### WRITTEN REQUEST
Make an exact copy of the data below, leaving out every picture.

### RAW DATA
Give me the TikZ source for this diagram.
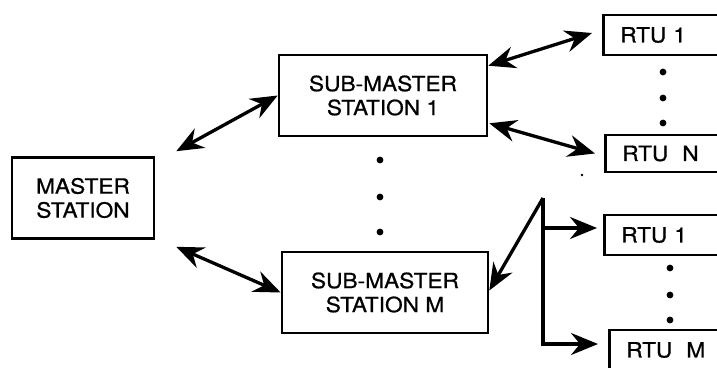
\documentclass[tikz,border=0pt]{standalone}
\usepackage{fontspec}
\setmainfont{TeX Gyre Heros}[FakeStretch=1.08, FakeBold=0.8]
\usepackage{tikz}
\usetikzlibrary{arrows.meta, positioning, calc}

\begin{document}
\begin{tikzpicture}[x=1pt, y=-1pt,
    station/.style={draw, line width=2.6pt, align=center, inner sep=0pt,
      minimum height=81pt, font=\fontsize{21}{24}\selectfont},
    rtubox/.style={draw, line width=2.6pt, anchor=west, align=left, inner xsep=17pt,
      text width=130pt, minimum height=40pt, font=\fontsize{21}{24}\selectfont},
    link/.style={line width=3.3pt, {Stealth[length=27pt,width=22pt,inset=9pt]}-{Stealth[length=27pt,width=22pt,inset=9pt]}},
    feed/.style={line width=3.3pt, -{Stealth[length=27pt,width=22pt,inset=9pt]}},
    dot/.style={fill=black}]
  \useasboundingbox (0,0) rectangle (717,367);
  \clip (0,0) rectangle (717,367);
  % Stations
  \node[station, minimum width=142pt] (master) at (83,198) {MASTER\\STATION};
  \node[station, minimum width=208pt] (sm1) at (383,95.5) {SUB-MASTER\\STATION 1};
  \node[station, minimum width=206pt] (smm) at (385,292.5) {SUB-MASTER\\STATION M};
  % RTUs
  \node[rtubox] (rtu1a) at (602,35) {RTU 1};
  \node[rtubox, minimum height=37pt] (rtun) at (604,153.5) {RTU\ \ N};
  \node[rtubox] (rtu1b) at (603,235) {RTU 1};
  \node[rtubox] (rtum) at (608,350) {RTU\ \ M};
  % Dots
  \foreach \y in {160,197,232} \fill[dot] (380,\y) circle (3.4pt);
  \foreach \y in {72,98,123} \fill[dot] (663,\y) circle (3.4pt);
  \foreach \y in {268,295,320} \fill[dot] (670,\y) circle (3.4pt);
  \fill[dot] (582,175) circle (1.3pt);
  % Links
  \draw[link] ($(master.north east)+(21,-5)$) -- (sm1.west);
  \draw[link] ($(master.south east)+(21,7)$) -- (smm.west);
  \draw[link] ($(sm1.north east)+(0,12)$) -- ($(rtu1a.west)+(-10,-2)$);
  \draw[link] ($(sm1.south east)+(1,-14)$) -- ($(rtun.west)+(-9,0)$);
  % Fork to lower RTUs
  \coordinate (fork) at (543,198);
  \draw[feed] (fork) -- ($(smm.east)+(0,-2)$);
  \draw[feed] (fork) |- ($(rtu1b.west)+(-6,-7)$);
  \draw[feed] (fork) |- ($(rtum.west)+(-10,-6)$);
\end{tikzpicture}
\end{document}
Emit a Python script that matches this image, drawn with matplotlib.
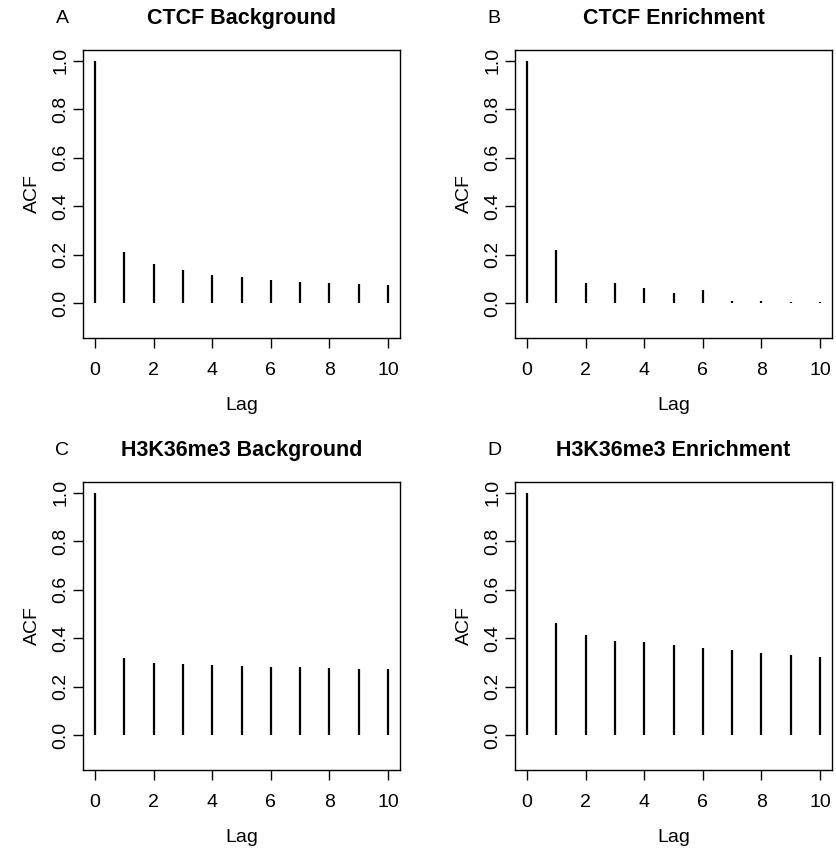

### OUTPUT FOR THIS TASK
Give me the TikZ source for this diagram.
\documentclass[tikz,border=0pt]{standalone}
\usepackage{fontspec}
\setmainfont{TeX Gyre Heros}[FakeStretch=1.08, FakeBold=0.8]
\usepackage{tikz}
\usetikzlibrary{arrows.meta, positioning, calc}

\begin{document}
\begin{tikzpicture}[x=1pt, y=-1pt,
    station/.style={draw, line width=2.6pt, align=center, inner sep=0pt,
      minimum height=81pt, font=\fontsize{21}{24}\selectfont},
    rtubox/.style={draw, line width=2.6pt, anchor=west, align=left, inner xsep=17pt,
      text width=130pt, minimum height=40pt, font=\fontsize{21}{24}\selectfont},
    link/.style={line width=3.3pt, {Stealth[length=27pt,width=22pt,inset=9pt]}-{Stealth[length=27pt,width=22pt,inset=9pt]}},
    feed/.style={line width=3.3pt, -{Stealth[length=27pt,width=22pt,inset=9pt]}},
    dot/.style={fill=black}]
  \useasboundingbox (0,0) rectangle (717,367);
  \clip (0,0) rectangle (717,367);
  % Stations
  \node[station, minimum width=142pt] (master) at (83,198) {MASTER\\STATION};
  \node[station, minimum width=208pt] (sm1) at (383,95.5) {SUB-MASTER\\STATION 1};
  \node[station, minimum width=206pt] (smm) at (385,292.5) {SUB-MASTER\\STATION M};
  % RTUs
  \node[rtubox] (rtu1a) at (602,35) {RTU 1};
  \node[rtubox, minimum height=37pt] (rtun) at (604,153.5) {RTU\ \ N};
  \node[rtubox] (rtu1b) at (603,235) {RTU 1};
  \node[rtubox] (rtum) at (608,350) {RTU\ \ M};
  % Dots
  \foreach \y in {160,197,232} \fill[dot] (380,\y) circle (3.4pt);
  \foreach \y in {72,98,123} \fill[dot] (663,\y) circle (3.4pt);
  \foreach \y in {268,295,320} \fill[dot] (670,\y) circle (3.4pt);
  \fill[dot] (582,175) circle (1.3pt);
  % Links
  \draw[link] ($(master.north east)+(21,-5)$) -- (sm1.west);
  \draw[link] ($(master.south east)+(21,7)$) -- (smm.west);
  \draw[link] ($(sm1.north east)+(0,12)$) -- ($(rtu1a.west)+(-10,-2)$);
  \draw[link] ($(sm1.south east)+(1,-14)$) -- ($(rtun.west)+(-9,0)$);
  % Fork to lower RTUs
  \coordinate (fork) at (543,198);
  \draw[feed] (fork) -- ($(smm.east)+(0,-2)$);
  \draw[feed] (fork) |- ($(rtu1b.west)+(-6,-7)$);
  \draw[feed] (fork) |- ($(rtum.west)+(-10,-6)$);
\end{tikzpicture}
\end{document}
Emit a Python script that matches this image, drawn with matplotlib.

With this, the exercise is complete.